If you're asking me about the *current* state of dub, I have to say I don't use it except to pull in code.dlang.org dependencies.  I.e., I find it only useful as a package manager and nothing else.  As a build system it does not support critical use cases that I need,[*] so I find it completely unusable.

[*] Specifically, these are not supported by the current version of dub AFAIK:

(1) Arbitrary codegen (i.e., build a subset of D files into helper
program H1, then invoke H1 on some data files to generate D code, then
compile the resulting D code into the final executable);

(2) Cross-compilation (e.g., Linux x86 host -> Android/ARM);

(3) Arbitrary preprocessing of data files (build a subset of D files into helper program H2, then invoke H2 on some data input files to produce final data files -- e.g., compress HTML/Javascript, rescale images, etc.);

(4) Building of deliverables (e.g., pack build products X,Y,Z into a
.zip file, or build/sign an APK, or build a Debian .deb package, etc.).

These are all non-trivial tasks, and I do not expect that dub will ever support all of them natively (though it would be nice if it allowed me to specify custom commands to accomplish such tasks!).  That's why I'm pushing for separating dub as a package manager from dub as a build tool.  The package manager's responsibility is to resolve dependencies, resolve version constraints, and download dependencies.  How these dependencies are built should be handled by a *real* build system that can handle (1) to (4) above.

That's why I'm proposing to encapsulate the task of building to a wrapper dub package that abstracts away the complexity.  At the end of the day, it just boils down to (1) you have a bunch of input files, (2) there's some command that transforms these input files into output files, and (3) these output files reside somewhere in the filesystem. As long as you're told where the output files in (3) are, you know enough to use this package.  What goes on inside (2) is irrelevant; said command can be arbitrarily complex -- it can be an entire build system, for example, that consists of many subcommmands -- but a package manager doesn't need to (and shouldn't) care about such details.


> > It would help if somebody can provide a concrete example of a complex dependency graph that requires anything more than a straightforward topological walk.
> 
> I don't know if I understand you right, but probably having some generated code, or calling shell scripts with side-effects already complicates the problem enough.

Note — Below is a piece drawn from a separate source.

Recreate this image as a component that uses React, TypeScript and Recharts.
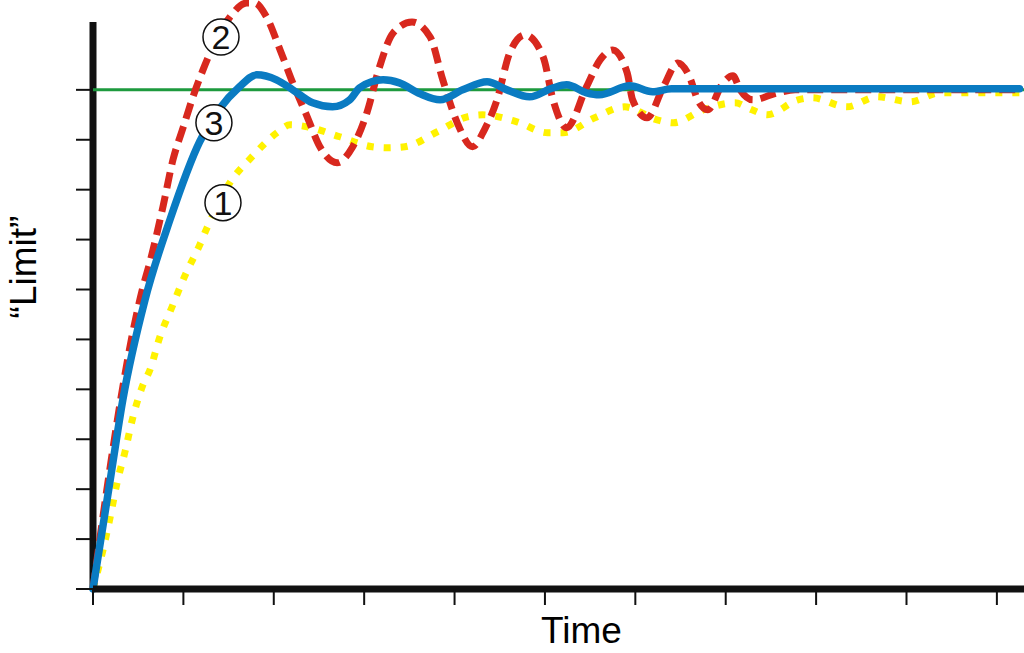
import { LineChart, Line, XAxis, YAxis, ReferenceLine, ReferenceDot, Label } from 'recharts';

// curve 1: slow, overdamped-looking yellow dotted response
const curve1 = [
  [0, 0], [0.11, 0.78], [0.19, 1.44], [0.265, 2.12], [0.354, 2.75], [0.44, 3.43],
  [0.553, 4.09], [0.63, 4.39], [0.74, 5.05], [0.874, 5.65], [1.02, 6.29], [1.18, 6.89],
  [1.26, 7.23], [1.515, 8.14], [1.76, 8.66], [2.035, 9.14], [2.18, 9.3], [2.37, 9.26],
  [2.73, 9.06], [3.09, 8.86], [3.26, 8.84], [3.45, 8.86], [3.81, 9.16], [4.14, 9.46],
  [4.31, 9.5], [4.69, 9.36], [5.03, 9.14], [5.2, 9.14], [5.55, 9.44], [5.88, 9.66],
  [6.24, 9.4], [6.42, 9.34], [6.75, 9.6], [7.1, 9.74], [7.29, 9.6], [7.46, 9.5],
  [7.8, 9.8], [7.96, 9.84], [8.34, 9.66], [8.67, 9.86], [9.04, 9.76], [9.37, 9.94],
  [10.25, 9.94],
].map(([t, v]) => ({ t, v }));

// curve 2: strongly oscillating red dashed response
const curve2 = [
  [0, 0], [0.17, 2.2], [0.33, 4.05], [0.43, 5.05], [0.55, 6.03], [0.63, 6.55],
  [0.774, 7.66], [0.885, 8.6], [1.0, 9.26], [1.106, 9.86], [1.217, 10.4], [1.515, 11.46],
  [1.7, 11.74], [1.79, 11.74], [1.92, 11.46], [2.07, 10.8], [2.21, 10.14], [2.37, 9.46],
  [2.51, 8.86], [2.7, 8.54], [2.87, 8.85], [3.03, 9.54], [3.17, 10.46], [3.32, 11.14],
  [3.53, 11.36], [3.73, 11.06], [3.87, 10.2], [4.03, 9.34], [4.2, 8.86], [4.33, 9.2],
  [4.47, 9.8], [4.61, 10.74], [4.78, 11.1], [4.98, 10.66], [5.09, 9.8], [5.24, 9.24],
  [5.46, 10.06], [5.61, 10.6], [5.75, 10.8], [5.91, 10.34], [5.97, 9.8], [6.13, 9.44],
  [6.31, 10.06], [6.47, 10.54], [6.6, 10.26], [6.69, 9.8], [6.8, 9.6], [6.97, 10.14],
  [7.08, 10.28], [7.16, 10.0], [7.3, 9.8], [7.57, 9.94], [7.77, 10], [10.25, 10],
].map(([t, v]) => ({ t, v }));

// curve 3: well tuned blue solid response
const curve3 = [
  [0, 0], [0.19, 2.18], [0.33, 3.79], [0.575, 5.79], [0.85, 7.39], [1.18, 8.96],
  [1.4, 9.62], [1.62, 10.06], [1.81, 10.3], [2.03, 10.2], [2.21, 10.0], [2.43, 9.74],
  [2.65, 9.66], [2.84, 9.8], [2.95, 10.04], [3.21, 10.2], [3.39, 10.14], [3.62, 9.92],
  [3.84, 9.8], [4.09, 10.0], [4.36, 10.16], [4.58, 10.0], [4.83, 9.86], [5.09, 10.04],
  [5.24, 10.1], [5.46, 9.94], [5.6, 9.9], [5.94, 10.08], [6.19, 9.96], [6.4, 10.02],
  [10.25, 10.02],
].map(([t, v]) => ({ t, v }));

const limit = 10;
const xTicks = [0, 1, 2, 3, 4, 5, 6, 7, 8, 9, 10];
const yTicks = [0, 1, 2, 3, 4, 5, 6, 7, 8, 9, 10];

const markers = [
  { id: '2', t: 1.416, v: 11.06 },
  { id: '3', t: 1.338, v: 9.34 },
  { id: '1', t: 1.438, v: 7.74 },
];

const FONT = '"Liberation Sans", Arial, sans-serif';

function TimeTitle(props: any) {
  const vb = props.viewBox;
  return (
    <text x={vb.x + 448} y={vb.y + 54} fontSize={37} fontFamily={FONT} fill="#000">
      Time
    </text>
  );
}

function LimitTitle(props: any) {
  const vb = props.viewBox;
  const x = vb.x + 3;
  const y = 267;
  return (
    <text x={x} y={y} transform={`rotate(-90 ${x} ${y})`} textAnchor="middle"
      fontSize={37} fontFamily={FONT} fill="#000">
      {'\u201CLimit\u201D'}
    </text>
  );
}

export default function App() {
  return (
    <div style={{ position: 'absolute', left: 0, top: 0, background: '#fff' }}>
      <LineChart width={1024} height={653} margin={{ top: 0, right: 0, left: 33, bottom: 0 }}>
        <XAxis
          type="number"
          dataKey="t"
          domain={[0, 10.3]}
          ticks={xTicks}
          tickFormatter={() => ''}
          axisLine={{ stroke: '#111', strokeWidth: 7 }}
          tickLine={{ stroke: '#111', strokeWidth: 2 }}
          tickSize={16}
          height={64}
        >
          <Label content={TimeTitle} />
        </XAxis>
        <YAxis
          type="number"
          domain={[0, 11.8]}
          ticks={yTicks}
          tickFormatter={() => ''}
          axisLine={false}
          tickLine={{ stroke: '#111', strokeWidth: 2 }}
          tickSize={17}
          width={60}
        >
          <Label content={LimitTitle} />
        </YAxis>
        <ReferenceLine segment={[{ x: 0, y: 0 }, { x: 0, y: 11.36 }]} stroke="#111" strokeWidth={7} />
        <ReferenceLine y={limit} stroke="#1d9a3e" strokeWidth={3} />
        <Line data={curve1} dataKey="v" type="monotone" stroke="#fff200" strokeWidth={7}
          strokeDasharray="7 10" dot={false} activeDot={false} isAnimationActive={false} />
        <Line data={curve2} dataKey="v" type="monotone" stroke="#d8281e" strokeWidth={7}
          strokeDasharray="16 8" dot={false} activeDot={false} isAnimationActive={false} />
        <Line data={curve3} dataKey="v" type="monotone" stroke="#0a7bc2" strokeWidth={7.5}
          strokeLinecap="round" dot={false} activeDot={false} isAnimationActive={false} />
        {markers.map((m) => (
          <ReferenceDot key={m.id} x={m.t} y={m.v} r={18} fill="#fff" stroke="#111" strokeWidth={1.5}
            label={{ value: m.id, position: 'center', fontSize: 34, fill: '#111', fontFamily: FONT }} />
        ))}
      </LineChart>
    </div>
  );
}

This is only a problem if you're conflating package management with a build system.  If you tackle solely the problem of package management, then these are not problems at all.  As far as a package manager is concerned, you have a root package P that has dependencies on some packages A, B, C, that in turn depend on other packages D, E, F.  Your job as package manager is to figure out which version(s) of A, B, C, D, E, F to download.  Each package is an arbitrary collection of files, with an associated command that transforms these files into build products.  All you need to know is a string containing the command that performs this transformation, and a list of paths to the build product(s).  You don't care what files are in the package, really.  For all you care they could be a bunch of URIs that point to remote objects, or a bunch of encrypted data files, or a .zip file of an entire OS. None of that is relevant.  All that matters is that there's a command (specified within the package itself) that tells you how to transform said files into the build products.  You just run this command and let it do its job -- how, you don't care.  As long as the command produces the build products, that's good enough.  Once it's done, you just query for the path(s) to the build products, and use that in the next node up the dependency tree.

It's not the package manager's job to stick its grubby hands into the dirty details of the actual build process.


T

-- 
ASCII stupid question, getty stupid ANSI.